The grocers need to get serious about their perimeter operations. They need to pay their deli employees enough to reduce turnover in that department. If they could sell more and cut down on shrink, they could easily afford the increased labor costs. The amount that these grocery store delis throw out every day is unreal. If it was better quality, they could sell more.

Re: Americans who love to cook on the decline - how will grocers react?

Posted: January 9th, 2019, 6:20 pm
by cjd
Ugh, OT, but it sounds like so much retail is suffering from the fact that more and more people want nothing to do with anything these days that doesn't involve their smartphone, or that does requires thinking or work :roll:

Re: Americans who love to cook on the decline - how will grocers react?

Posted: January 11th, 2019, 9:10 pm
by mbz321
storewanderer wrote:
December 17th, 2018, 8:08 pm
.

The grocers need to get serious about their perimeter operations. They need to pay their deli employees enough to reduce turnover in that department. If they could sell more and cut down on shrink, they could easily afford the increased labor costs. The amount that these grocery store delis throw out every day is unreal. If it was better quality, they could sell more.
Less people making food at home = less people making sandwiches to pack for lunches = less demand for a service deli. I can't remember the last time I bought something at a deli counter. Deli meat is already pricey as it is, I can't imagine what the price would be like with a better quality.

Re: Americans who love to cook on the decline - how will grocers react?

Posted: January 11th, 2019, 11:16 pm
by storewanderer
The service deli needs to evolve into the prepared foods area for ready to eat. I think the problem is the profit margin on that stuff (once you factor in shrink) is much lower than on lunchmeat and cheese where shrink is a bit more controllable since the stuff has a longer shelf life.

I cringe at the lunchmeat prices like 12.99/lb Boar's Head Turkey/Chicken at NorCal Safeway; are they crazy? Luckily in this market there is also the 10.99/lb Boar's Head at Sprouts and Smiths which is already a pretty high price for lunchmeat. There is WinCo for $5-$6/lb lunchmeat and the quality is definitely not at the level of Boar's Head but it is edible.

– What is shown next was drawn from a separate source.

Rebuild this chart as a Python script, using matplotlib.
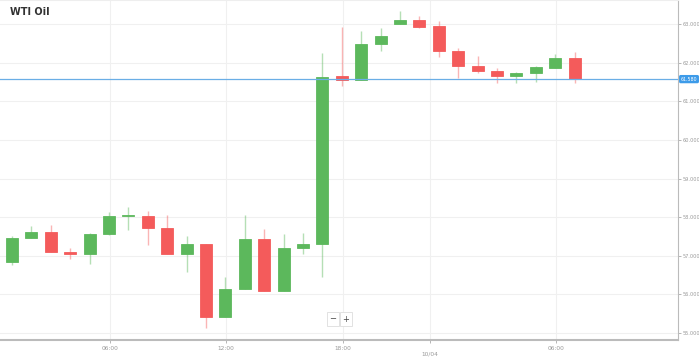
import numpy as np
import matplotlib.pyplot as plt

# hourly candles (open, high, low, close)
opens = [56.84, 57.46, 57.62, 57.10, 57.05, 57.57, 58.03, 58.03, 57.72, 57.05,
         57.31, 55.42, 56.14, 57.44, 56.09, 57.20, 57.31, 61.66, 61.56, 62.49,
         63.01, 63.11, 62.96, 62.31, 61.92, 61.79, 61.66, 61.74, 61.87, 62.13]
highs = [57.52, 57.77, 57.80, 57.20, 57.59, 58.14, 58.27, 58.16, 58.06, 57.52,
         57.31, 56.45, 58.06, 57.70, 57.57, 57.60, 62.26, 62.93, 62.83, 62.90,
         63.34, 63.22, 63.09, 62.39, 62.18, 61.87, 61.76, 61.92, 62.23, 62.28]
lows = [56.76, 57.46, 57.10, 56.92, 56.79, 57.54, 57.67, 57.27, 57.05, 56.58,
        55.13, 55.42, 56.14, 56.09, 56.09, 57.05, 56.45, 61.40, 61.56, 62.31,
        63.01, 62.90, 62.15, 61.61, 61.74, 61.48, 61.48, 61.51, 61.87, 61.48]
closes = [57.47, 57.62, 57.10, 57.05, 57.57, 58.03, 58.06, 57.72, 57.05, 57.31,
          55.42, 56.14, 57.44, 56.09, 57.20, 57.31, 61.63, 61.56, 62.49, 62.70,
          63.11, 62.93, 62.31, 61.92, 61.79, 61.66, 61.74, 61.89, 62.13, 61.58]
last_price = 61.58
last_label = "61.580"

xtick_pos = [6.05, 12.03, 18.06, 22.55, 29.04]
xtick_labels = ["06:00", "12:00", "18:00", "\n10/04", "06:00"]
yticks = [55, 56, 57, 58, 59, 60, 61, 62, 63]

green = "#5cb85c"
red = "#f45b5b"

fig = plt.figure(figsize=(6.99, 3.58), dpi=100)
ax = fig.add_axes([0, 18 / 358, 678 / 699, 1 - 18 / 358])

x = np.arange(1, len(opens) + 1)
for i in range(len(opens)):
    up = closes[i] >= opens[i]
    c = green if up else red
    ax.vlines(x[i], lows[i], highs[i], color=c, lw=1, alpha=0.45, zorder=2)
    bottom = min(opens[i], closes[i])
    h = max(abs(closes[i] - opens[i]), 0.03)
    ax.bar(x[i], h, bottom=bottom, width=0.62, color=c, edgecolor=c,
           lw=0.6, zorder=3)

ax.axhline(last_price, color="#6aaee6", lw=0.9, zorder=4)

ax.set_xlim(0.38, 35.33)
ax.set_ylim(54.82, 63.63)

ax.set_yticks(yticks)
ax.set_yticklabels(["%.3f" % v for v in yticks])
ax.yaxis.tick_right()
ax.tick_params(axis="y", labelsize=3.6, colors="#999999", length=2, pad=1,
               width=0.5)
ax.set_xticks(xtick_pos)
ax.set_xticklabels(xtick_labels)
ax.tick_params(axis="x", labelsize=4.2, colors="#999999", length=2, pad=2,
               width=0.5)

ax.grid(True, color="#f0f0f0", lw=0.8, zorder=0)
ax.set_axisbelow(True)
ax.spines["left"].set_visible(False)
ax.spines["top"].set_color("#eeeeee")
ax.spines["right"].set_color("#bbbbbb")
ax.spines["bottom"].set_color("#bbbbbb")
ax.spines["bottom"].set_linewidth(1.5)

ax.text(10 / 678, 1 - 12 / 340, "WTI Oil", transform=ax.transAxes,
        fontsize=7, fontweight="bold", color="#333333", va="center")

ax.text(1.004, last_price, last_label, transform=ax.get_yaxis_transform(),
        fontsize=3.4, color="white", va="center", ha="left",
        bbox=dict(boxstyle="round,pad=0.2", fc="#3d9be9", ec="#3d9be9"))

for xp, sym in [(333, "\u2212"), (346, "+")]:
    ax.text(xp / 678, 1 - 319 / 340, sym, transform=ax.transAxes,
            fontsize=6, color="#444444", ha="center", va="center",
            bbox=dict(boxstyle="square,pad=0.3", fc="white", ec="#dddddd",
                      lw=0.6))

fig.savefig("out.png", dpi=100)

The problem is these stores with service delis try too hard but are not focused well. They don't stick to ideas long enough to make them work (I can't even remember how many times I've seen Raleys change its deli programs a month or two after implementing something; they have some great ideas that almost always taste great, but never give them enough time to work).

So I was about to type as the service delis "evolve" it needs to be about more than fried chicken, sandwiches, and potato salad. But, does it? Publix has a really heavy deli business doing sandwiches and fried chicken and doing them both very well. They have executed those basic core products well and have built a following for them across market after market by executing well.